Personal information
- Nickname: Turbo
- Born: 11 December 2000 (age 25) Adelaide, South Australia
- Original teams: Christies Beach (AdelFL) South Adelaide (SANFLW)
- Draft: No. 8, 2018 AFL Women's draft
- Debut: Round 6, 2019, Adelaide vs. Greater Western Sydney, at Peter Motley Oval
- Height: 164 cm (5 ft 5 in)
- Position: Midfielder

Club information
- Current club: Fremantle

Playing career^{1}
- Years: Club / Games (Goals)
- 2019–2022 (S6): Adelaide / 21 (2)
- 2022 (S7)–2023 (S8): Fremantle / 09 (1)
- Total:  / 30 (3)
- ^{1} Playing statistics correct to the end of the 2023 season.

Career highlights
- AFL Women's premiership player: 2022 (S6); AdelFL Division 2 premiership player (Christies Beach): 2017; 2× SANFLW premiership player (South Adelaide): 2018, 2019; SANFLW Breakthrough Player Award: 2018; South Adelaide best and fairest: 2018; SANFLW Best and Fairest: 2024;

= Nikki Nield =

Australian rules footballer (born 2000)

Nikki Nield ( Gore, born 11 December 2000) is a former Australian rules footballer who played for both Adelaide and Fremantle in the AFL Women's (AFLW) competition. Nield made 30 appearances in the AFLW, before returning to state league football.

==State football==
Nield played Australian rules football since the age of 11, first at McLaren and then joined Christies Beach She captained Christies Beach under-14 boys' team in 2014 and in 2016 joined their senior South Australian Women's Football League (SAWFL) side, helping them claim the Adelaide Footy League Division 2 premiership in 2017. In 2018, Nield joined SANFL Women's League (SANFLW) club South Adelaide. She had a very successful first season, averaging 19.5 disposals over eight games, as well as collecting 21 disposals and laying eight tackles in the Grand Final victory over Norwood. In round 4, after collecting 20 disposals, she was nominated for the Breakthrough Player Award, winning the award at the end of the season. Furthermore, she was selected for the 2018 SANFLW Team of the Year and won South Adelaide's best and fairest award. Nield represented South Australia at the 2018 AFL Women's Under 18 Championships and was selected for the initial squad of the All-Australian team. In 2019, Gore averaged 18 disposals over seven games, laying 48 tackles during the SANFLW season, helping South Adelaide claim back-to-back premierships. Gore also played two games for NT Thunder during the 2018 VFL Women's (VFLW) season.
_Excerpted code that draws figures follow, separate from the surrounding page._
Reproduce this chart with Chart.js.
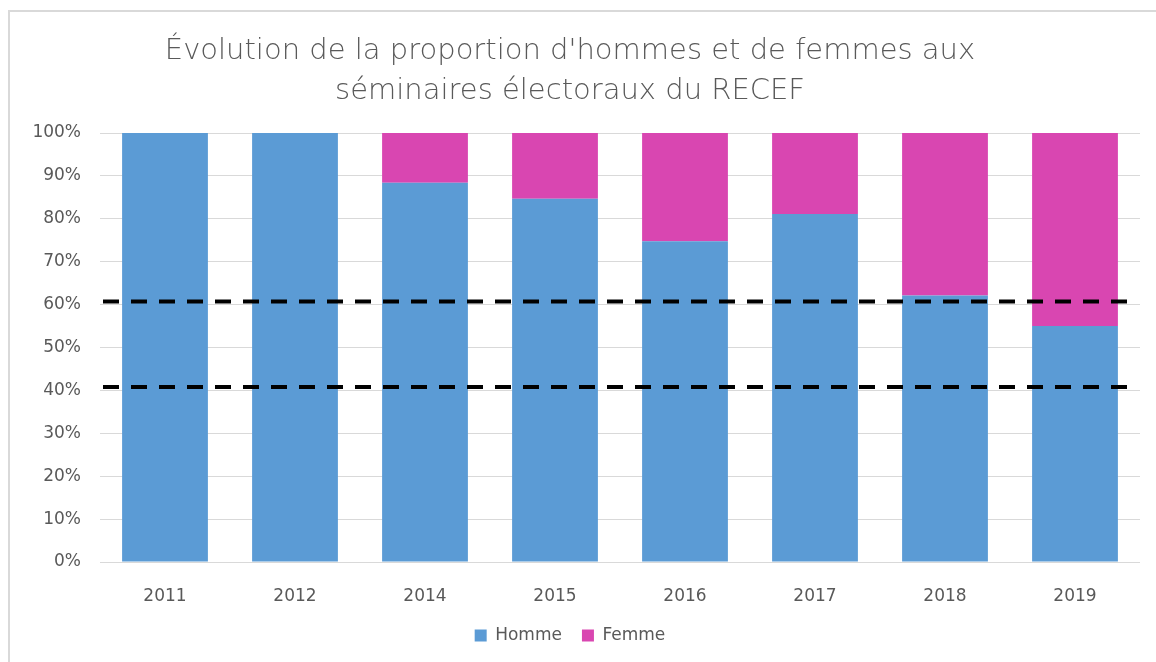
<!DOCTYPE html>
<html>
<head>
<meta charset="utf-8">
<script src="https://cdn.jsdelivr.net/npm/chart.js@4/dist/chart.umd.min.js"></script>
<style>
  html, body { margin: 0; padding: 0; background: #fff; }
  #cadre {
    position: absolute; left: 8px; top: 10px; width: 1160px; height: 660px;
    border-top: 2px solid #d9d9d9; border-left: 2px solid #d9d9d9;
  }
  #zone { position: absolute; left: 0; top: 0; width: 1156px; height: 662px; }
</style>
</head>
<body>
<div id="cadre"></div>
<div id="zone"><canvas id="graphique"></canvas></div>
<script>
// Données
const annees = ['2011', '2012', '2014', '2015', '2016', '2017', '2018', '2019'];
const homme = [100, 100, 88.4, 84.7, 74.8, 81.1, 62.1, 55.0];
const femme = [0, 0, 11.6, 15.3, 25.2, 18.9, 37.9, 45.0];
const seuils = [60.7, 40.8];

const gris = '#595959';
const police = "'DejaVu Sans', sans-serif";

// Lignes pointillées horizontales (seuils)
const lignesSeuils = {
  id: 'lignesSeuils',
  afterDatasetsDraw(chart) {
    const ctx = chart.ctx;
    const zone = chart.chartArea;
    const y = chart.scales.y;
    ctx.save();
    ctx.strokeStyle = '#000';
    ctx.lineWidth = 4;
    ctx.setLineDash([16, 12]);
    seuils.forEach(v => {
      const py = y.getPixelForValue(v);
      ctx.beginPath();
      ctx.moveTo(zone.left + 3, py);
      ctx.lineTo(zone.right - 12, py);
      ctx.stroke();
    });
    ctx.restore();
  }
};

new Chart(document.getElementById('graphique'), {
  type: 'bar',
  data: {
    labels: annees,
    datasets: [
      { label: 'Homme', data: homme, backgroundColor: '#5B9BD5' },
      { label: 'Femme', data: femme, backgroundColor: '#D946B1' }
    ]
  },
  options: {
    responsive: true,
    maintainAspectRatio: false,
    animation: false,
    layout: { padding: { left: 0, right: 16, top: 0, bottom: 8 } },
    datasets: { bar: { categoryPercentage: 1, barPercentage: 0.66 } },
    scales: {
      x: {
        stacked: true,
        grid: { display: false },
        border: { display: false },
        ticks: { color: gris, font: { family: police, size: 17 }, padding: 16 },
        afterFit(s) { s.height = 45; }
      },
      y: {
        stacked: true,
        min: 0, max: 100,
        grid: { color: '#d9d9d9', drawTicks: false },
        border: { display: false },
        ticks: {
          stepSize: 10, color: gris, padding: 19,
          font: { family: police, size: 17 },
          callback: v => v + '%'
        },
        afterFit(s) { s.width = 100; }
      }
    },
    plugins: {
      title: {
        display: true,
        text: ["Évolution de la proportion d'hommes et de femmes aux", 'séminaires électoraux du RECEF'],
        color: gris,
        font: { family: police, size: 29, weight: '300', lineHeight: 1.38 },
        padding: { top: 31, bottom: 22 }
      },
      legend: {
        position: 'bottom',
        labels: { color: gris, boxWidth: 12, boxHeight: 12, font: { family: police, size: 17 }, padding: 20 }
      },
      tooltip: { enabled: false }
    }
  },
  plugins: [lignesSeuils]
});
</script>
</body>
</html>
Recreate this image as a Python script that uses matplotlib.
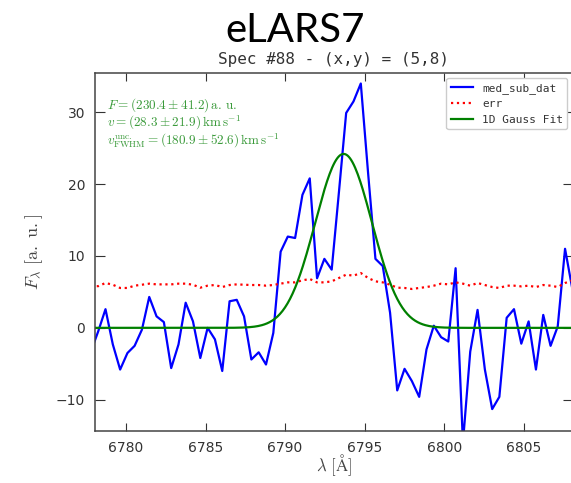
import numpy as np
import matplotlib
matplotlib.use('Agg')
import matplotlib.pyplot as plt

plt.rcParams['mathtext.fontset'] = 'cm'

# wavelength grid of the spectrum [A]
wave = [6777.79, 6778.25, 6778.71, 6779.17, 6779.63, 6780.09, 6780.54, 6781.00,
        6781.46, 6781.92, 6782.38, 6782.84, 6783.30, 6783.75, 6784.21, 6784.67,
        6785.13, 6785.59, 6786.05, 6786.51, 6786.96, 6787.42, 6787.88, 6788.34,
        6788.80, 6789.26, 6789.72, 6790.17, 6790.63, 6791.09, 6791.55, 6792.01,
        6792.47, 6792.93, 6793.39, 6793.84, 6794.30, 6794.76, 6795.22, 6795.68,
        6796.14, 6796.60, 6797.05, 6797.51, 6797.97, 6798.43, 6798.89, 6799.35,
        6799.81, 6800.26, 6800.72, 6801.18, 6801.64, 6802.10, 6802.56, 6803.02,
        6803.47, 6803.93, 6804.39, 6804.85, 6805.31, 6805.77, 6806.23, 6806.69,
        6807.14, 6807.60, 6808.06]

# median subtracted flux
med_sub_dat = [-3.3, -0.5, 2.6, -2.3, -5.8, -3.5, -2.5, -0.25,
               4.3, 1.6, 0.8, -5.6, -2.3, 3.5, 0.9, -4.2,
               0.0, -1.6, -6.0, 3.7, 3.9, 1.6, -4.4, -3.4,
               -5.1, -0.7, 10.6, 12.7, 12.5, 18.5, 20.8, 6.9,
               9.6, 8.1, 19.0, 29.9, 31.5, 34.0, 21.5, 9.6,
               8.6, 2.1, -8.7, -5.7, -7.4, -9.6, -3.0, 0.3,
               -1.3, -1.9, 8.3, -16.0, -3.3, 2.5, -5.8, -11.3,
               -9.6, 1.4, 2.6, -2.2, 0.9, -5.8, 1.8, -2.5,
               0.2, 11.0, 5.4]

# error spectrum
err = [5.8, 5.8, 6.24, 6.0, 5.55, 5.55, 5.87, 6.0,
       6.15, 6.05, 6.05, 6.05, 6.15, 6.15, 6.0, 5.59,
       5.87, 5.96, 5.68, 5.96, 6.05, 6.0, 5.96, 5.96,
       5.87, 5.96, 6.15, 6.33, 6.33, 6.61, 6.80, 6.33,
       6.33, 6.47, 6.94, 7.40, 7.26, 7.63, 6.94, 6.47,
       6.33, 6.0, 5.59, 5.55, 5.41, 5.55, 5.68, 5.87,
       6.15, 6.05, 6.33, 6.15, 5.87, 6.24, 5.96, 5.68,
       5.55, 5.87, 5.87, 5.77, 5.87, 5.68, 5.96, 5.87,
       5.68, 6.24, 6.61]

# 1D gauss fit parameters
gauss_amp = 24.2
gauss_center = 6793.68
gauss_sigma = 1.78

fit_lines = [r'$F = (230.4 \pm 41.2)\,\mathrm{a.\,u.}$',
             r'$v = (28.3 \pm 21.9)\,\mathrm{km\,s^{-1}}$',
             r'$v_\mathrm{FWHM}^\mathrm{unc.} = (180.9 \pm 52.6)\,\mathrm{km\,s^{-1}}$']

W, H = 571, 483
fig = plt.figure(figsize=(W / 100, H / 100), dpi=100)
l, r, t, b = 95, 573, 72.7, 431
ax = fig.add_axes([l / W, 1 - b / H, (r - l) / W, (b - t) / H])

xfit = np.linspace(6777, 6809, 400)
yfit = gauss_amp * np.exp(-0.5 * ((xfit - gauss_center) / gauss_sigma) ** 2)

ax.plot(wave, med_sub_dat, color='blue', lw=1.6, label='med_sub_dat')
ax.plot(wave, err, color='red', ls=':', lw=1.6, label='err')
ax.plot(xfit, yfit, color='green', lw=1.6, label='1D Gauss Fit')

ax.set_xlim(6778.05, 6808.1)
ax.set_ylim(-14.35, 35.5)
ax.set_xticks([6780, 6785, 6790, 6795, 6800, 6805])
ax.set_yticks([-10, 0, 10, 20, 30])

ax.tick_params(direction='in', top=True, right=True, labelsize=10,
               colors='#333333', pad=7)
ax.tick_params(axis='x', length=6)
ax.tick_params(axis='y', length=7)
for s in ax.spines.values():
    s.set_color('#444444')
    s.set_linewidth(1.1)

ax.set_xlabel(r'$\lambda\ [\mathrm{\AA}]$', fontsize=12, color='#444444', labelpad=-2)
ax.set_ylabel(r'$F_\lambda\ [\mathrm{a.\ u.}]$', fontsize=13, color='#444444', labelpad=8)
ax.set_title('Spec #88 - (x,y) = (5,8)', family='DejaVu Sans Mono', fontsize=11.5,
             color='#333333', pad=6.5)

leg = ax.legend(loc='upper right', prop={'family': 'DejaVu Sans Mono', 'size': 8},
                framealpha=1, edgecolor='#cccccc', borderaxespad=0.5)
for txt in leg.get_texts():
    txt.set_color('#333333')

# fit results, one text block
ax.text((107 - l) / (r - l), (b - 96) / (b - t), '\n'.join(fit_lines),
        transform=ax.transAxes, color='#3a9a3a', fontsize=9.5,
        va='top', ha='left', linespacing=1.0)

fig.text(295 / W, 1 - 42 / H, 'eLARS7', family='Lato', fontsize=29,
         ha='center', va='baseline', color='black')

fig.savefig('out.png', dpi=100)
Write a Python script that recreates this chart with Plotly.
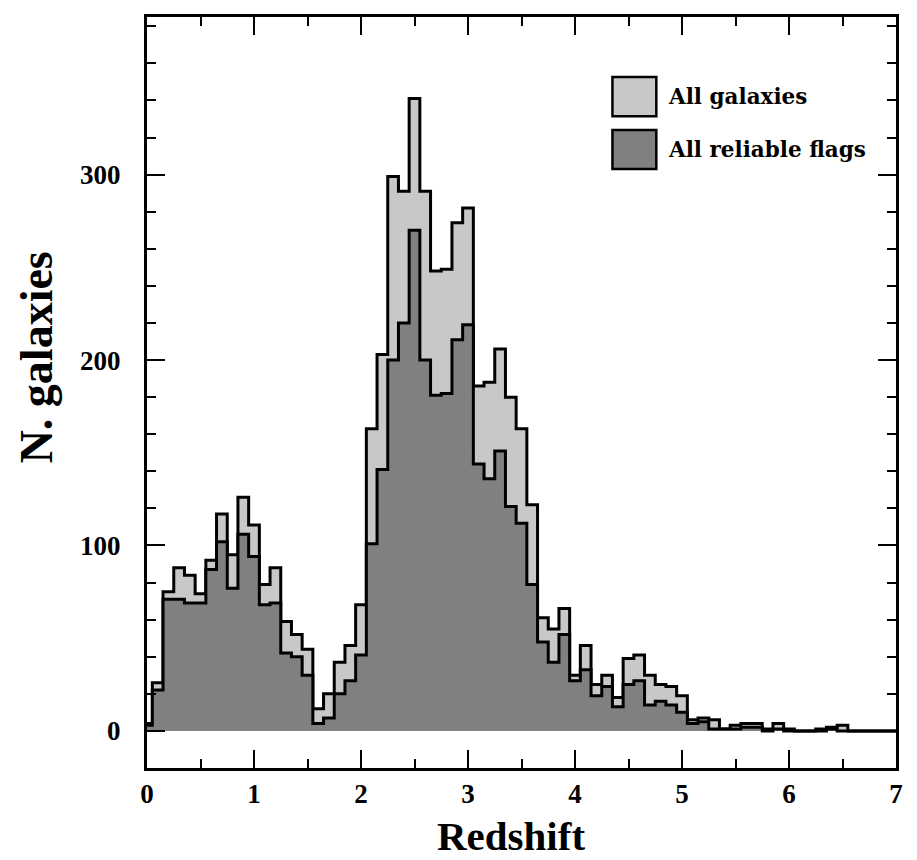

In 2024, Nield won the SANFL Women's League Best and Fairest Award with 27 votes, with South Adelaide qualifying for another Grand Final.

==AFL Women's career==
Nield was drafted by Adelaide with their first selection and eighth overall in the 2018 AFL Women's draft. Adelaide's general manager of football, Phil Harper, said that she "is a real competitor who loves the contest, tackles hard, and has an enormous work rate." She made her debut in the 32 point win over at Peter Motley Oval in round 6 of the 2019 season.

In June 2022, Nield was traded to Fremantle.

After the 2023 AFLW season, Nield was told by Fremantle that she would not receive a new contract, therefore finishing her AFLW career.

==Personal life==
Nield was born in Christies Beach in Adelaide. She has a twin sister, named Amy, who is a surfer. Both twins had started out surfing, but Gore changed to football due to not enjoying the individual aspect of surfing. Both twins studied at Tatachilla Lutheran College until year nine, when they took up online schooling.

Nield now teaches at a high school in the Morphett Vale area, where she has taught since 2024.